Are you and I that much different from John the Baptist? In a lot of ways we are, of course, but we have some things in common. John was a messenger sent on assignment. But so are you. John was on a divine mission, but so are you. We are engaged in a task that is a whole lot bigger than just taking care of ourselves. You and I along with John the Baptist are sent into our world to point to God’s very presence among us. We have a high purpose for living. And being where we are we can, by the way we live and by faithfully attending Mass, point to the presence of Christ in our world. Others notice how we live. Never for a moment suppose that they don’t.
Your life is not a mere accident, nor is mine. Every life is given by God to accomplish His purposes, to bring His loving presence into a suffering world, to make His kingdom real by realizing it in how we live and how we treat people. No one is an outcast. No one is beyond the reach of God’s love. If Pope Francis´ ministry and life tell us anything, they tell us that.
Let me suggest to you here today, in the middle of Advent, that perhaps it would be good for us to examine the question: To whom and to what is my life dedicated? For that is where I will find honor and respect. That is where I will find happiness.

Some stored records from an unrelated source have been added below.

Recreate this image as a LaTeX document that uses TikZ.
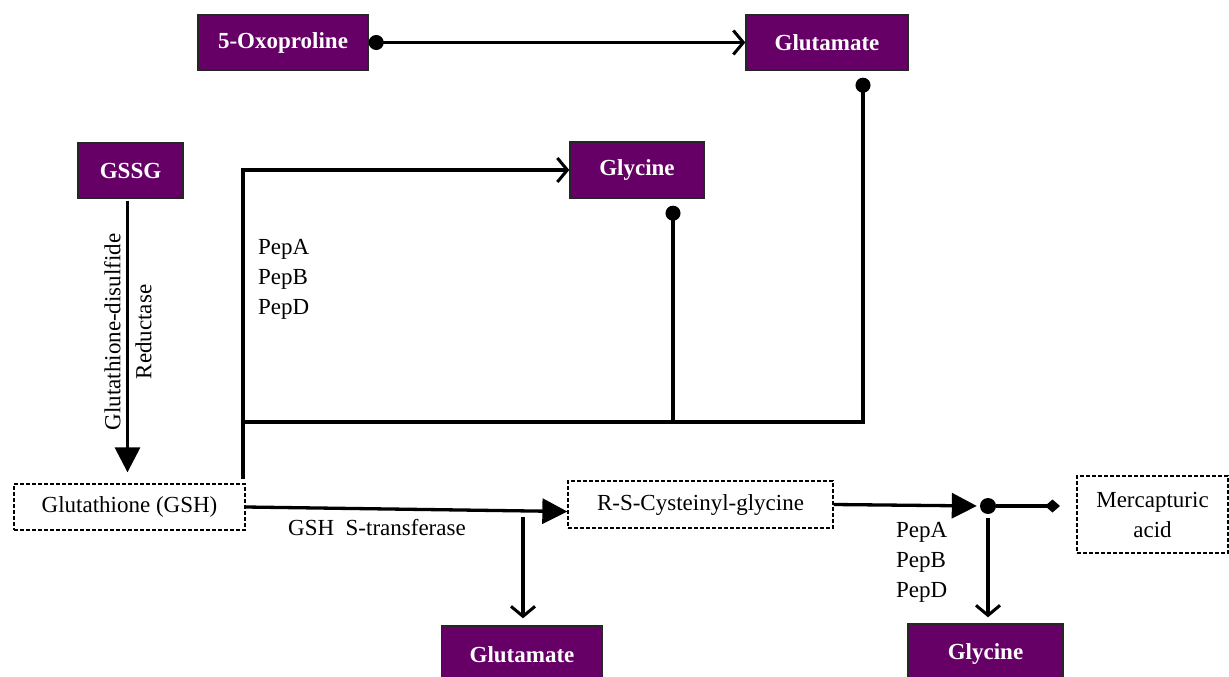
\documentclass[tikz,border=0pt]{standalone}
\usepackage{fontspec}
\setmainfont{Liberation Serif}
\usetikzlibrary{arrows.meta}
\definecolor{plum}{HTML}{660066}
\begin{document}
\begin{tikzpicture}[x=1pt,y=-1pt,
  every node/.style={font=\fontsize{23}{30}\selectfont},
  met/.style={fill=plum, draw=black!85, line width=1.4pt, text=white,
    font=\fontsize{23}{28}\selectfont\bfseries, minimum height=55pt, inner sep=0pt},
  dbox/.style={draw, dash pattern=on 4pt off 2pt, line width=1.3pt, inner sep=0pt},
  conn/.style={line width=3.3pt},
  barb/.style={-{Straight Barb[length=10pt,width=24pt,line width=3pt]}},
  tri/.style={-{Triangle[length=25pt,width=25pt]}},
  dot/.style={{Circle[length=15pt]}-},
  lab/.style={inner sep=0pt, align=left, font=\fontsize{23}{30}\selectfont}]
\useasboundingbox (0,0) rectangle (1229,677);
% metabolite boxes
\node[met, minimum width=170pt] (oxo) at (283,42.5) {5-Oxoproline};
\node[met, minimum width=162pt] (glu1) at (827,42.5) {Glutamate};
\node[met, minimum width=105pt] (gssg) at (130.5,170.5) {GSSG};
\node[met, minimum width=134pt, minimum height=56pt] (gly1) at (637,170) {Glycine};
\node[met, minimum width=161pt, minimum height=58pt] (glu2) at (522,655) {Glutamate};
\node[met, minimum width=155pt, minimum height=60pt] (gly2) at (985.5,654) {Glycine};
% dashed boxes
\node[dbox, minimum width=231pt, minimum height=46pt] (gsh) at (129.5,507) {Glutathione (GSH)};
\node[dbox, minimum width=265pt, minimum height=47pt] (rsc) at (700.5,504.5) {R-S-Cysteinyl-glycine};
\node[dbox, minimum width=151pt, minimum height=77pt, align=center] (merc) at (1152.5,514.5) {Mercapturic\\acid};
% junction dot
\node[circle, fill, minimum size=16pt, inner sep=0pt] (jn) at (988,506) {};
% helper coordinates
\coordinate (c0) at (243,422);
\coordinate (c1) at (863,422);
\coordinate (c2) at (673,422);
\coordinate (b1) at (523,517);
\coordinate (dm) at (1060,506);
% connectors
\draw[conn, {Circle[length=15pt]}-{Straight Barb[length=10pt,width=24pt,line width=3pt]}] (oxo.east) -- (glu1.west);
\draw[conn, dot] ([yshift=-7pt]glu1.south -| c1) -- (c1) -- (c0);
\draw[conn, dot] ([yshift=-7pt]gly1.south -| c2) -- (c2);
\draw[conn, barb] ([yshift=4pt]gsh.north east -| c0) -- (c0 |- gly1) -- (gly1.west);
\draw[conn, tri, shorten <=2pt, shorten >=11pt] ([xshift=-3pt]gssg.south) -- ([xshift=-3pt]gssg.south |- gsh.north);
\draw[conn, tri] (gsh.east) -- ([yshift=-7pt]rsc.west);
\draw[conn, barb, shorten >=7pt] (b1) -- (b1 |- glu2.north);
\draw[conn, tri, shorten >=3pt] (rsc.east) -- (jn.west);
\draw[conn, -{Diamond[length=15pt,width=13pt]}] (jn.east) -- (dm);
\draw[conn, barb, shorten >=6pt] ([yshift=-4pt]jn.south) -- (jn |- gly2.north);
% labels
\node[rotate=90, align=center, font=\fontsize{23}{31}\selectfont] (enz1) at (128,332) {Glutathione-disulfide\\Reductase};
\node[lab, anchor=north west] (gst) at (288,519) {GSH\ \ S-transferase};
\node[lab, anchor=north west] (pep1) at (258,239) {PepA\\PepB\\PepD};
\node[lab, anchor=north west] (pep2) at (896,522) {PepA\\PepB\\PepD};
\end{tikzpicture}
\end{document}
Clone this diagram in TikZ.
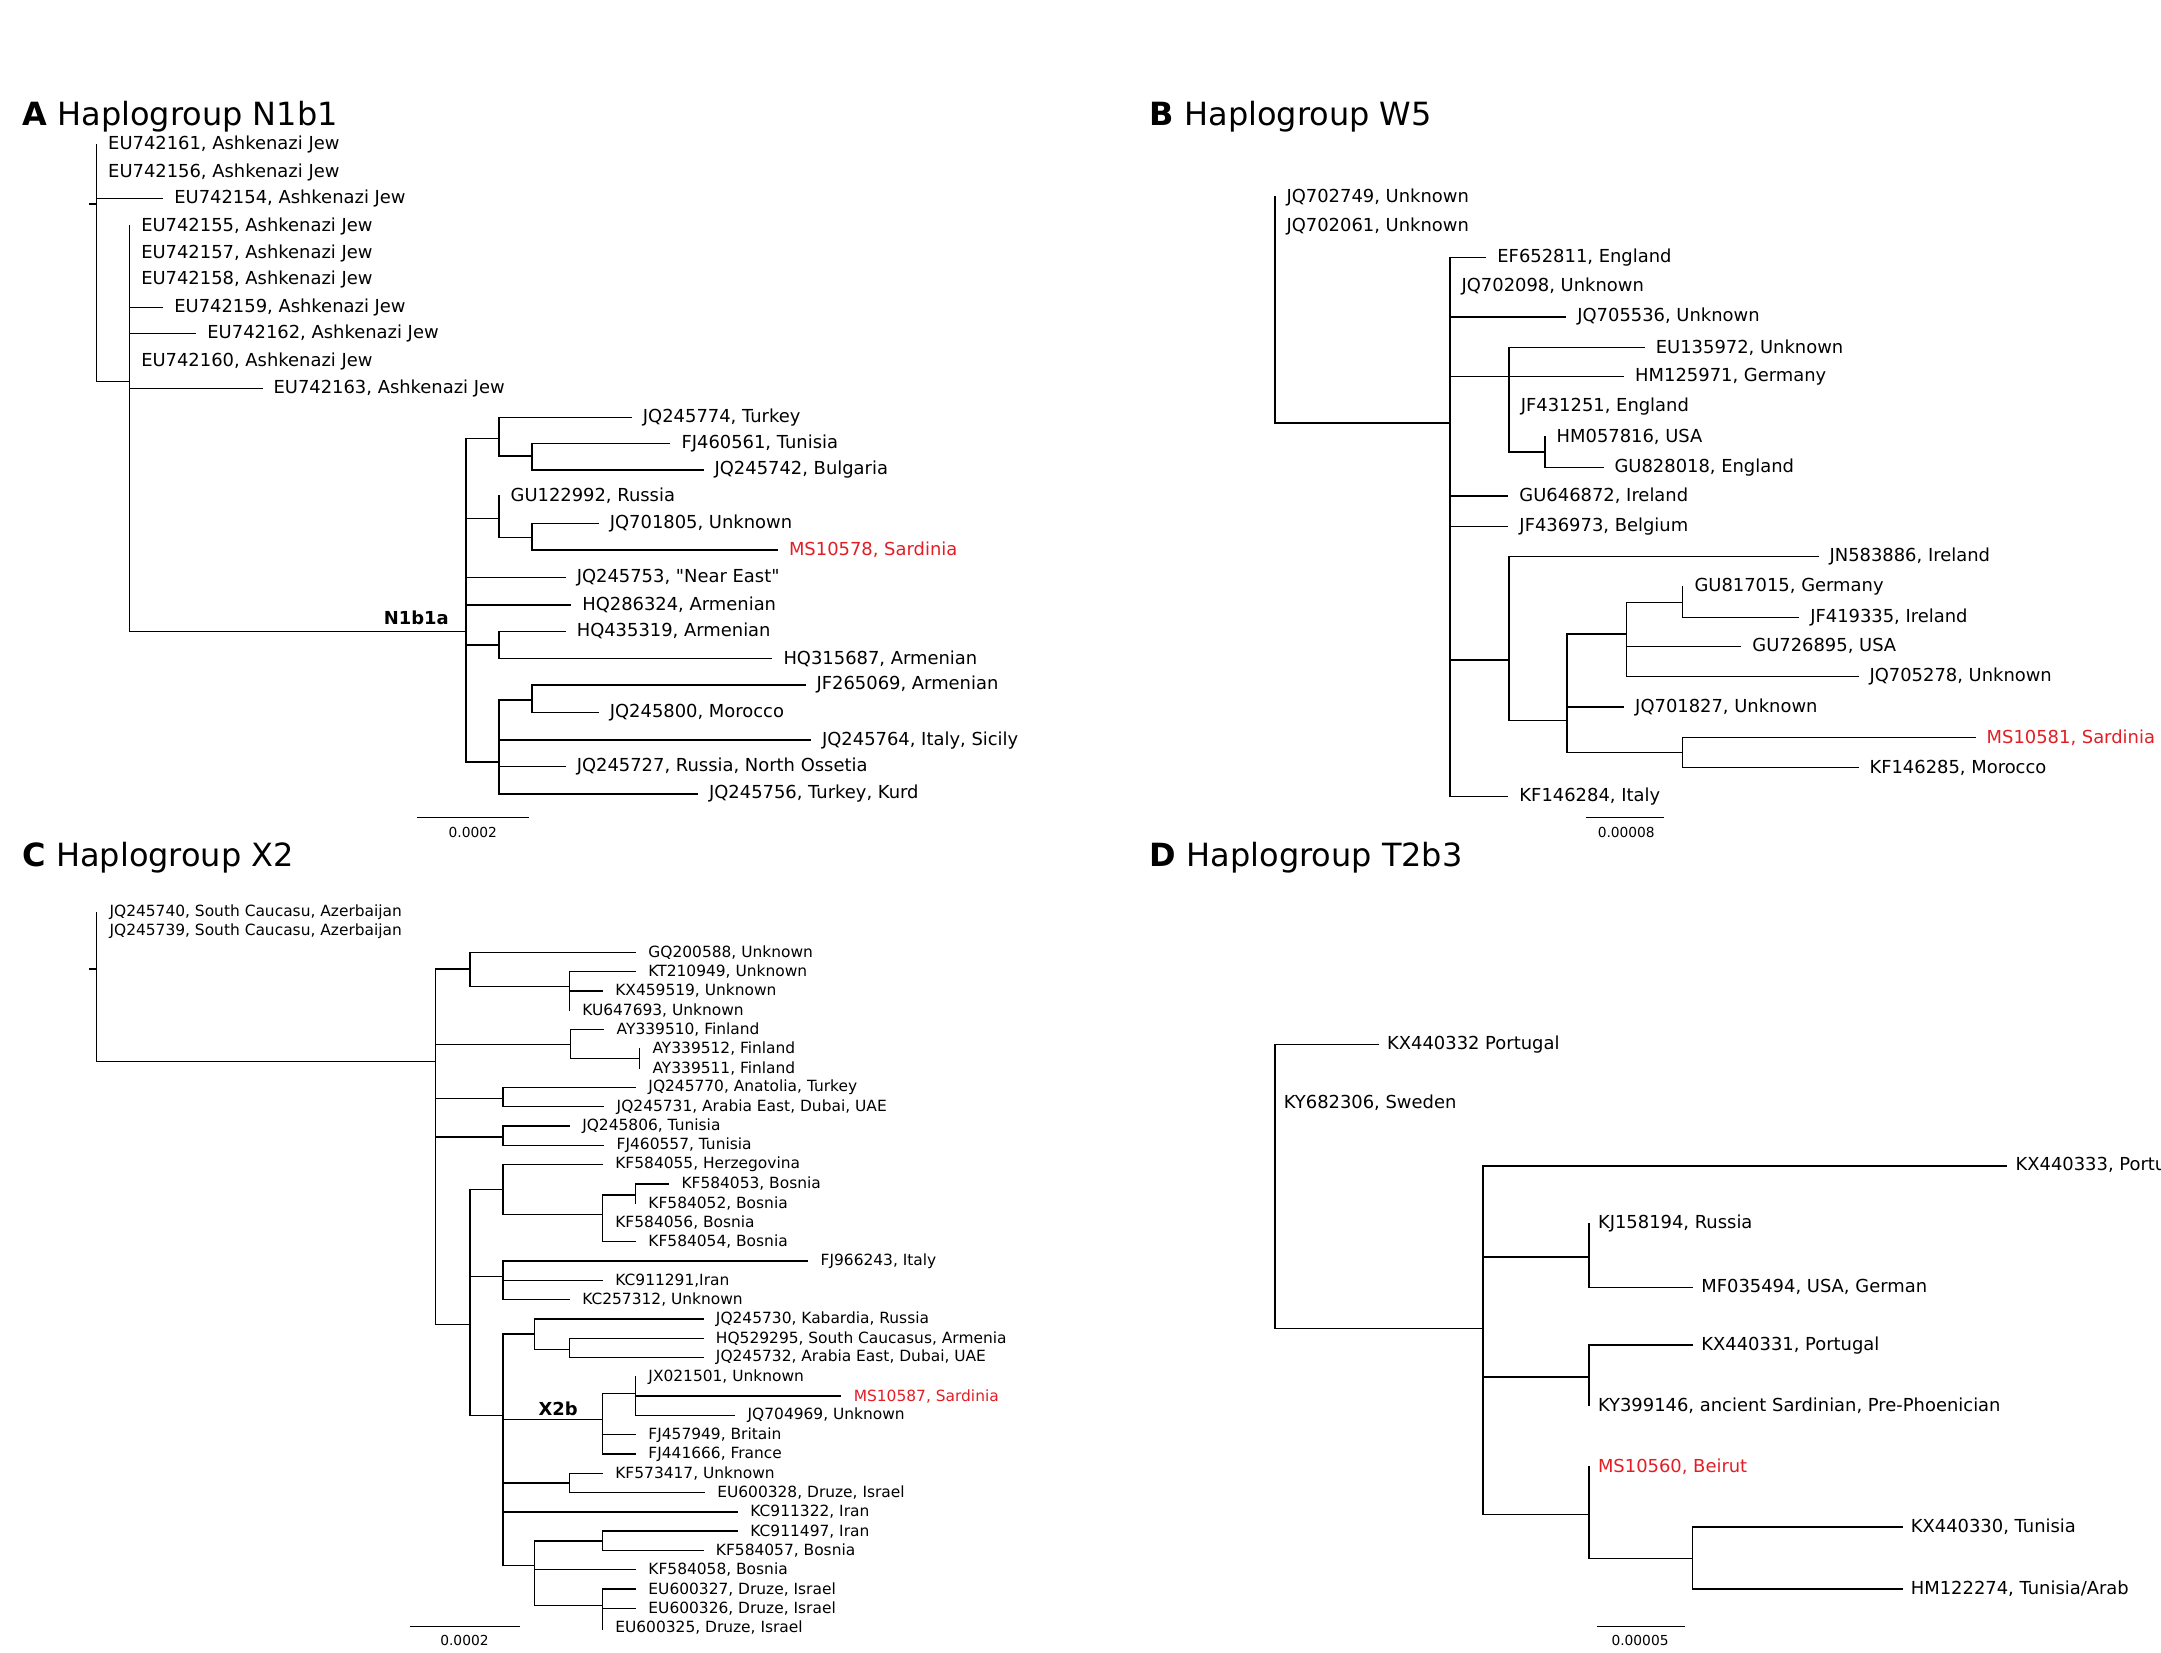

Advent is the time of the coming of God into our humanity, into your personal lives, and into mine too. It is that mysterious time of the year when we recognize the tension between what already is and what is yet to be; between what we ARE and what we CAN BE; between what has been accomplished and what remains unfinished in our enterprise of living.
My mother once told me: “Happiness is something to do, someone to love, and something to hope for.” If you and I can live lives dedicated to making the lives of others a little bit better than they once were, if we can find ourselves in the center of what is transcendent in life, giving love to the loveless and being loved in return, and if we can live each day fully in the Presence of Christ, or rather with His Presence reaching and touching others through us, that is no small thing to have happened to any man or woman.
If we do that, our lives will be judged accordingly and we will have as our own the honor that Christ gave John the Baptist.